Computer experiments: multiobjective optimization and sensitivity analysis

Computer experiments have emerged as a popular tool for studying the relationship between a response variable and factors that affect the response when a computational model of this relationship is available. They have proven to be particularly useful in applications where properly designed physical experiments are infeasible. This thesis considers two problems that occur in the design and analysis of computer experiments. The first problem is approximation of the Pareto front and set in a multiple-output computer experiment. The second problem extends the calculation of sensitivity indices of input factors to a broader class of models than have been studied previously. To solve the first problem, several new design criteria for approximating the Pareto front are developed. The resulting sequential designs generalize the well-known expected improvement approach for optimization of a single-objective function. The new methods are compared to previously proposed expected improvement generalizations for multiobjective optimization from the literature.

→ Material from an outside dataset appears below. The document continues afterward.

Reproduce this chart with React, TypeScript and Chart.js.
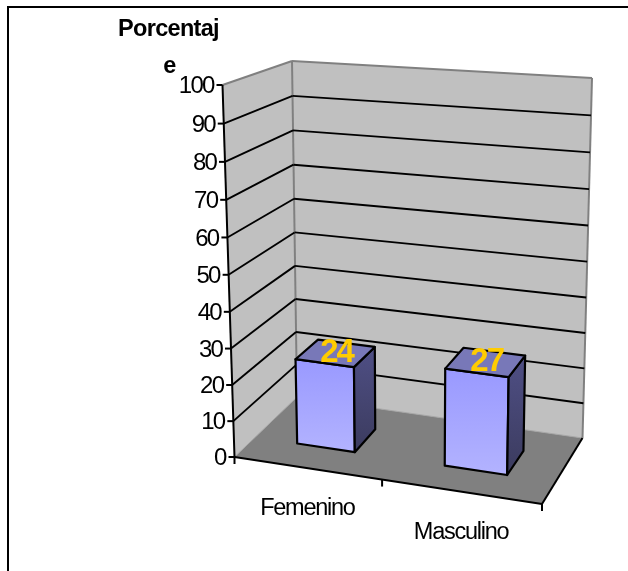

The comparisons are based on both theoretical considerations and empirical results from using the sequential design criteria on several test functions and engineering applications. In the sensitivity index problem, formulas are derived for calculating empirical Bayesian estimates of sensitivity indices for Gaussian process models with an arbitrary polynomial mean structure and three parametric correlation families. The use of a polynomial mean has the potential to provide more accurate estimates of sensitivity indices when the computer output has a large-scale polynomial trend. Additionally, when combined with a compactly supported correlation function and parameter space restrictions that force a particular degree of sparsity on the correlation matrix at the design, the polynomial mean assumption allows one to estimate sensitivity indices for computer experiments with a large number of runs. In such large-design applications, estimates based on the standard constant mean Gaussian processes with a power exponential correlation function can be computationally infeasible. Examples are presented that exhibit the accuracy of the estimates under these nonstandard modeling assumptions.